These concerns have once again come to the fore with Telecom giant Vodafone admitting in a report on June 7, that it regularly concedes customer information at government request without prior warrant in nearly 29 countries, including India.1

The linkages between espionage, surveillance, cyber-security, and privacy are complex.

Espionage is mostly directed at foreign governments and nationals. It is inherently covert and illegal. India was allegedly the fifth most-spied-upon country by PRISM.

Surveillance (monitoring of individuals, their movement and communications) is a critical means of espionage. Yet, nations also frequently monitor their own citizens for national security reasons.

Unlike external surveillance however, domestic surveillance can be regulated to ensure that citizens’ privacy rights are not violated. Regulation of domestic surveillance also minimises abuses and provides legal recourse to the affected citizens. In the past, absence of safeguards on surveillance had created controversies such as the Niira Radia phone-tapping case and the National Technical Research Organisation’s ‘off the air’ surveillance of politicians and officials – which raised suspicions in peoples’ minds about surveillance, and impaired the security agencies’ legitimate surveillance conducted for counter-terrorism purposes.

Typically, surveillance is carried out by mining critical personal information which is widely available in the cyber-world, particularly within email and social networking sites used increasingly by our vast, youthful population.2 This raises issues of cyber-security.

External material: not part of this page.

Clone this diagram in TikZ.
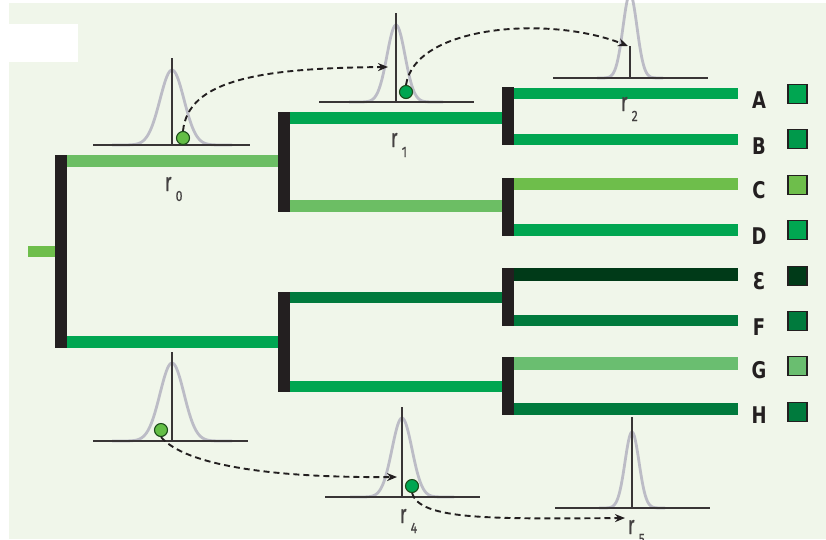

Lastly, privacy is linked with personal autonomy and is affected by all three of the above – espionage, surveillance and cyber-security.

While strong laws are required for all three, the natural starting point should be to create strong privacy legislation as it remains at the core of the issue. This will not only mitigate concerns of foreign or domestic surveillance but also address issues of cyber-security related to personal data protection.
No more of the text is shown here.